-- begin Supplied information --
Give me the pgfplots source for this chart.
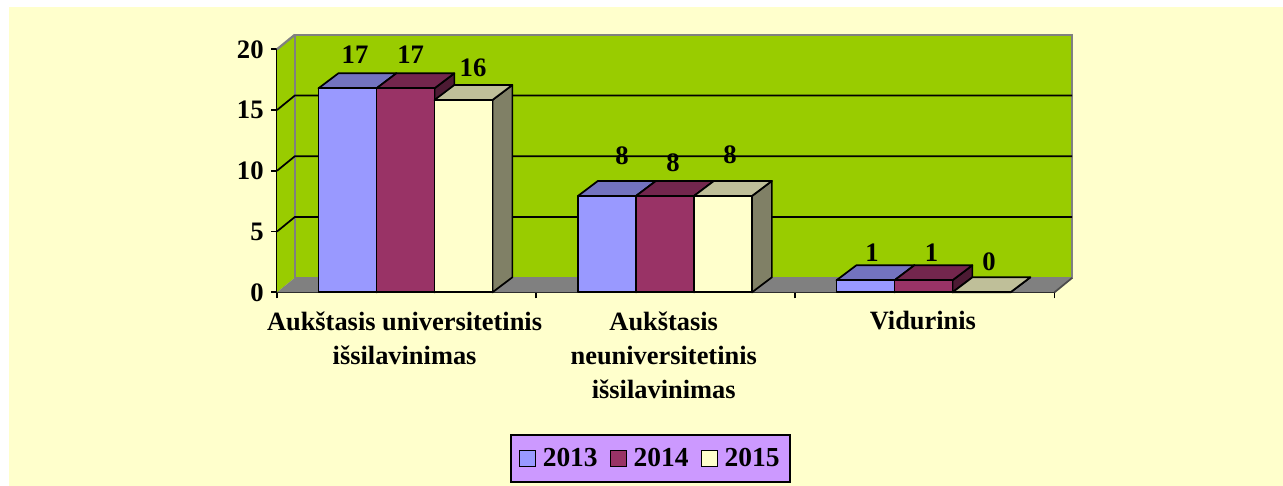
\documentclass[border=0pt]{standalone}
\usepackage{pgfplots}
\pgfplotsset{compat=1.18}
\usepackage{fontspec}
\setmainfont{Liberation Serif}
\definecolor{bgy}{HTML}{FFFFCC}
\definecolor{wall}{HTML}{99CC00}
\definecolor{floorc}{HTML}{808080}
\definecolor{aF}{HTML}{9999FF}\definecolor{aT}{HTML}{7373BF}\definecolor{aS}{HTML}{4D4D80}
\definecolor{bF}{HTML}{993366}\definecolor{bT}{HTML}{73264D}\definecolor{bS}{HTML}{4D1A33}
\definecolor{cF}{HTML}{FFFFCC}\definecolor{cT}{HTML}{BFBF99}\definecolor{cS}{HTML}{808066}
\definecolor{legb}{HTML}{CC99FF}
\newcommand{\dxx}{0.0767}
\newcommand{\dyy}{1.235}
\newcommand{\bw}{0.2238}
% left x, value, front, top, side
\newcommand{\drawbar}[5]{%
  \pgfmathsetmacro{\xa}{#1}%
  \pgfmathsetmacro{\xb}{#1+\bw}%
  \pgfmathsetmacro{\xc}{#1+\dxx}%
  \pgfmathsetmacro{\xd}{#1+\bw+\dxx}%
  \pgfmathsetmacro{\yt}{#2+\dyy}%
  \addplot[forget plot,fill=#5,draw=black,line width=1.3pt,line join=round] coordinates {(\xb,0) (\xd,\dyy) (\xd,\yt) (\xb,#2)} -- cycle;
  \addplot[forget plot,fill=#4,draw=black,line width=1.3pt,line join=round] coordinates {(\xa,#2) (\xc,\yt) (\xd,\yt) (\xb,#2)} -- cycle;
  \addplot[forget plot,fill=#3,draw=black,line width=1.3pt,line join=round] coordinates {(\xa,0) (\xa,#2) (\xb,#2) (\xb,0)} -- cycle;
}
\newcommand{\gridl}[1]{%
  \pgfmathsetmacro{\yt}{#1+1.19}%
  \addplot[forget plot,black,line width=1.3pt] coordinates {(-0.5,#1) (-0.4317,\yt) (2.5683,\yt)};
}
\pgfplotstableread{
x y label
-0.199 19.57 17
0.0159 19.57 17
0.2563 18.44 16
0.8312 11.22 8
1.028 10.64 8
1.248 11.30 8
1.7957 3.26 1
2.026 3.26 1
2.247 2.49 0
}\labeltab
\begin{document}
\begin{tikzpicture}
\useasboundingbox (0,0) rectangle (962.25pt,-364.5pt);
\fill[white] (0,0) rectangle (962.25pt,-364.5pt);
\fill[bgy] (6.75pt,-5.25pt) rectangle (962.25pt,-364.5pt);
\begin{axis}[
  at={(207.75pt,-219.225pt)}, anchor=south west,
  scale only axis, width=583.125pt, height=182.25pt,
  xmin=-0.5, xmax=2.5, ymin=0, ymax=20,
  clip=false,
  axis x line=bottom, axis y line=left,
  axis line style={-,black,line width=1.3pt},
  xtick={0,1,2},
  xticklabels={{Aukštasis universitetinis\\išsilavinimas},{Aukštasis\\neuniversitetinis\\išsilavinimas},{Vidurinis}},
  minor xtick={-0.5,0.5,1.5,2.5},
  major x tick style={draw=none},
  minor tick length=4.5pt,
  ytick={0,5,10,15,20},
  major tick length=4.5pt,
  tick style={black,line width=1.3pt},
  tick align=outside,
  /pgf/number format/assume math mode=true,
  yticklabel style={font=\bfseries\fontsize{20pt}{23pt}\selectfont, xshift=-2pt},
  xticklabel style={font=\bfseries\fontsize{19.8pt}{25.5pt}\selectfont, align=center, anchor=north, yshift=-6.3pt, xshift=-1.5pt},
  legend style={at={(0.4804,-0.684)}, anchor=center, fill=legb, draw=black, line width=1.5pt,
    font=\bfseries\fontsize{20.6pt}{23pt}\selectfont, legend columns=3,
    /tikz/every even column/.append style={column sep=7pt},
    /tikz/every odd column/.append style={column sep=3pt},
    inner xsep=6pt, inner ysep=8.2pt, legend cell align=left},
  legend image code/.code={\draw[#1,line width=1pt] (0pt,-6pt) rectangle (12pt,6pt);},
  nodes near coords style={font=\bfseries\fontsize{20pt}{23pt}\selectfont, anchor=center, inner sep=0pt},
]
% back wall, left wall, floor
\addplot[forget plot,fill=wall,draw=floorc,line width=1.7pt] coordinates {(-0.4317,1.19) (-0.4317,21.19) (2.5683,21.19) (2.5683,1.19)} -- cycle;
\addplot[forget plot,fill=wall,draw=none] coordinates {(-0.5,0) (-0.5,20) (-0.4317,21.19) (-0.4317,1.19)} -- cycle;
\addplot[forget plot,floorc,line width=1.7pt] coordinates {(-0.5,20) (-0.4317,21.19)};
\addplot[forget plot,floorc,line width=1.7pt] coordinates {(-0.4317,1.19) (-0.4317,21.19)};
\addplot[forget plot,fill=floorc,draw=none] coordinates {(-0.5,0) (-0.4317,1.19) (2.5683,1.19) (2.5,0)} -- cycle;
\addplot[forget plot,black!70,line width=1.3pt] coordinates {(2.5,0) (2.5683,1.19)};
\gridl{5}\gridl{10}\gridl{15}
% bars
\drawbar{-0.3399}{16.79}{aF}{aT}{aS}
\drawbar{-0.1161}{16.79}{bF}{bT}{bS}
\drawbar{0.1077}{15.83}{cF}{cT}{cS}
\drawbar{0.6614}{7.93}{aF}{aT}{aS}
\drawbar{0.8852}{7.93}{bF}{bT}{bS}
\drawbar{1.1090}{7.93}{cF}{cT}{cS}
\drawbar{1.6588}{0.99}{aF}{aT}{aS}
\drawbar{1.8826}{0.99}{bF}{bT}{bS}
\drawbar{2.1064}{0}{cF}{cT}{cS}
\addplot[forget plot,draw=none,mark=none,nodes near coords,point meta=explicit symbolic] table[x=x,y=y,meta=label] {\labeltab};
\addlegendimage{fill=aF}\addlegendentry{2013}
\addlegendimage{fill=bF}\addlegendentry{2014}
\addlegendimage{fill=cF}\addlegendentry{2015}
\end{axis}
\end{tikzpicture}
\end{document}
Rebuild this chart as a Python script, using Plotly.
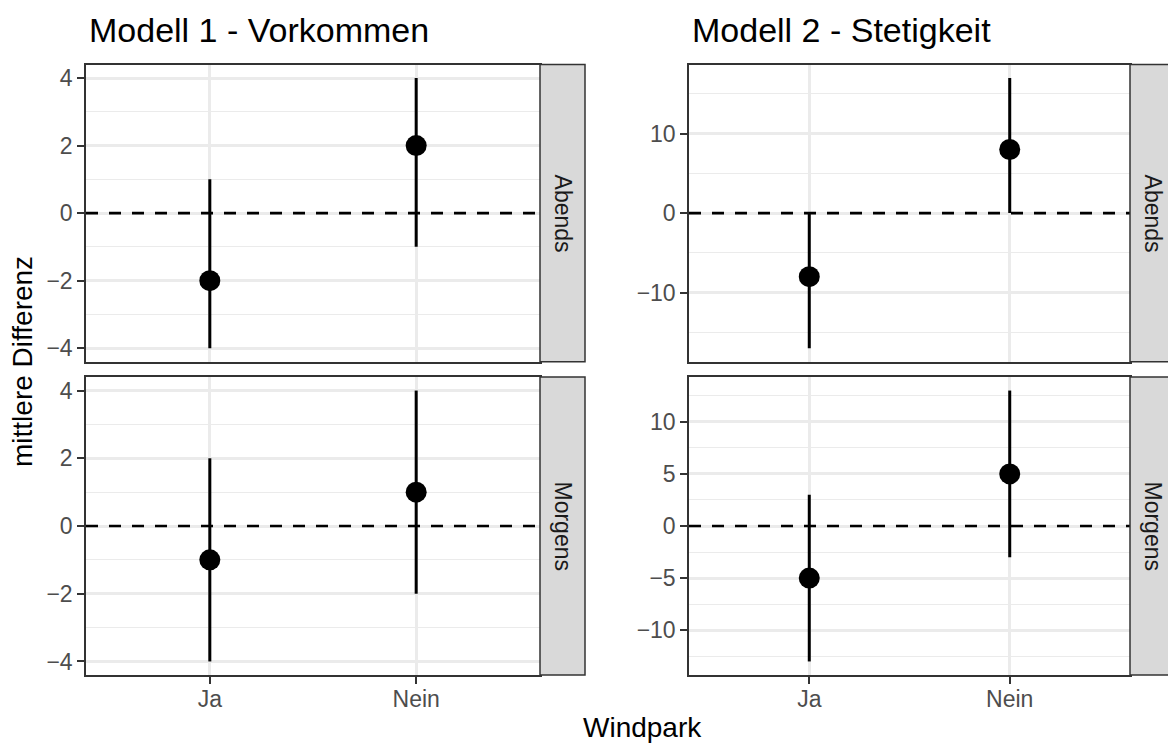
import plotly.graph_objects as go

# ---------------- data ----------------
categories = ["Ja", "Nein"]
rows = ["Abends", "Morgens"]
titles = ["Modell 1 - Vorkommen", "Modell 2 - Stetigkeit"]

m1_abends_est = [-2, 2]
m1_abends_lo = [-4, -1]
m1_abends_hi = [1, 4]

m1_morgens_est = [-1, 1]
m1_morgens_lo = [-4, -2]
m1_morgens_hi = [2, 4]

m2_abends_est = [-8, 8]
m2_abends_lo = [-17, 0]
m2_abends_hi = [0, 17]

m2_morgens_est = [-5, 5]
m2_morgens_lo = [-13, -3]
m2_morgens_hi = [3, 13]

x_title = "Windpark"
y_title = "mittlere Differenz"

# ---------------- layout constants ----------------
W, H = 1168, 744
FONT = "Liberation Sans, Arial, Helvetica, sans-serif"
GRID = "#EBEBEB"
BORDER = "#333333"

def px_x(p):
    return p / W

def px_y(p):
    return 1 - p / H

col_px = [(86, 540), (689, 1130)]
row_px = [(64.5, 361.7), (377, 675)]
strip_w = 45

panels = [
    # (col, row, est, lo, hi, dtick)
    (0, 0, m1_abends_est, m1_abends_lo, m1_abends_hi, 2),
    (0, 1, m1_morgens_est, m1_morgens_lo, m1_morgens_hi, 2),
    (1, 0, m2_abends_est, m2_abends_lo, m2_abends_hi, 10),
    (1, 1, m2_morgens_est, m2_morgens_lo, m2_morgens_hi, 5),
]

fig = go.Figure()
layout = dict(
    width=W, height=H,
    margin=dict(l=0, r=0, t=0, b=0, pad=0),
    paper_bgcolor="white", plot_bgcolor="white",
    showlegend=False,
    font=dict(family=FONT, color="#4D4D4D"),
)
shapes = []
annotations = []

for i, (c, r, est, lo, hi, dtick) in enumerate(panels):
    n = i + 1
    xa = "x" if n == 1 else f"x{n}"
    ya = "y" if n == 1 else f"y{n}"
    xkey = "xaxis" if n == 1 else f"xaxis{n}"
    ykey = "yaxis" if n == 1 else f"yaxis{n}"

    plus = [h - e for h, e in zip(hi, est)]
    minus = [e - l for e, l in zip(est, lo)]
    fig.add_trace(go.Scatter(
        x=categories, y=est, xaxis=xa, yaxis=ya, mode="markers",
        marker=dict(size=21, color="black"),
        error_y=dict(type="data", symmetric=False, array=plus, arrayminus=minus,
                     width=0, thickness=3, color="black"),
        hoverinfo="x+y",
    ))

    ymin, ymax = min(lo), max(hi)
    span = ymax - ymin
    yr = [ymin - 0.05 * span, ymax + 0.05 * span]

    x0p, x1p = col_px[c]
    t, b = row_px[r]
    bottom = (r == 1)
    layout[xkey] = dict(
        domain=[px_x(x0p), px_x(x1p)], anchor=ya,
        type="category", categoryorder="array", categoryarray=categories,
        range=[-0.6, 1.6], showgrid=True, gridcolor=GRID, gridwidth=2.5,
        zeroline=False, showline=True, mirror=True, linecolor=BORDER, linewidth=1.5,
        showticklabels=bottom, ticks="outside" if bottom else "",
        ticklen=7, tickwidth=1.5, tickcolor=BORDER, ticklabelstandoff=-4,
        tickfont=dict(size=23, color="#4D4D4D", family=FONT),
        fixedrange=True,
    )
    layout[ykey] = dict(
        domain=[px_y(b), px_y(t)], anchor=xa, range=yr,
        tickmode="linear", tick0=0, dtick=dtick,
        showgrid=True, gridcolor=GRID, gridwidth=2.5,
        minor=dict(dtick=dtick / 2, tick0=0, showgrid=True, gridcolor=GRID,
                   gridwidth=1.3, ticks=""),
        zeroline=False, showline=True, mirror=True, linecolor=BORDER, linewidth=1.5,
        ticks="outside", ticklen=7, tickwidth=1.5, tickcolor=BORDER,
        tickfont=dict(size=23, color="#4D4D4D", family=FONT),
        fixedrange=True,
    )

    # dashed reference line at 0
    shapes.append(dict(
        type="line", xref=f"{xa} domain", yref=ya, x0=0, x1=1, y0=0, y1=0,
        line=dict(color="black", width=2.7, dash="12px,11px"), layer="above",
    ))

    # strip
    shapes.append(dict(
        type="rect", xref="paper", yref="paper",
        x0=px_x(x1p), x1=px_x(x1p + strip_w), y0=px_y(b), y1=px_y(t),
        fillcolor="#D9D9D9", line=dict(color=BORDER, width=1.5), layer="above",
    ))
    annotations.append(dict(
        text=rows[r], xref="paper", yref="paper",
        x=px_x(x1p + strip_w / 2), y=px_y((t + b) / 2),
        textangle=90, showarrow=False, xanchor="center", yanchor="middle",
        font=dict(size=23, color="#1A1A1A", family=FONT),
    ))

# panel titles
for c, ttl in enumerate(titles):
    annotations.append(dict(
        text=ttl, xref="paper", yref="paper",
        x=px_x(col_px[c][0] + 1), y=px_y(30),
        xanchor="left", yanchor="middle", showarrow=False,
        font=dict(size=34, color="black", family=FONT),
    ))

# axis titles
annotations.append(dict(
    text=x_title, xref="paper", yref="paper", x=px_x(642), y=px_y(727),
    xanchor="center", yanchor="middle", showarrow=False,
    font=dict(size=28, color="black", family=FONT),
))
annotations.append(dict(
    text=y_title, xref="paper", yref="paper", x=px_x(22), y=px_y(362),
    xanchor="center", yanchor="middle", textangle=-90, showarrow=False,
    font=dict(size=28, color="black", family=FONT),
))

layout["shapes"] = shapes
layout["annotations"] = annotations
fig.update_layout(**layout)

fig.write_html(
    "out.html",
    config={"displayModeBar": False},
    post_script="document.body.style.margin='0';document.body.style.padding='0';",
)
-- end Supplied information --
Starting at the line with "Rebuild this chart" and ending at the line with "m2_abends_hi = [0, 17]", copy each line exactly, both ends included. Do not copy the pictures.

Rebuild this chart as a Python script, using Plotly.
import plotly.graph_objects as go

# ---------------- data ----------------
categories = ["Ja", "Nein"]
rows = ["Abends", "Morgens"]
titles = ["Modell 1 - Vorkommen", "Modell 2 - Stetigkeit"]

m1_abends_est = [-2, 2]
m1_abends_lo = [-4, -1]
m1_abends_hi = [1, 4]

m1_morgens_est = [-1, 1]
m1_morgens_lo = [-4, -2]
m1_morgens_hi = [2, 4]

m2_abends_est = [-8, 8]
m2_abends_lo = [-17, 0]
m2_abends_hi = [0, 17]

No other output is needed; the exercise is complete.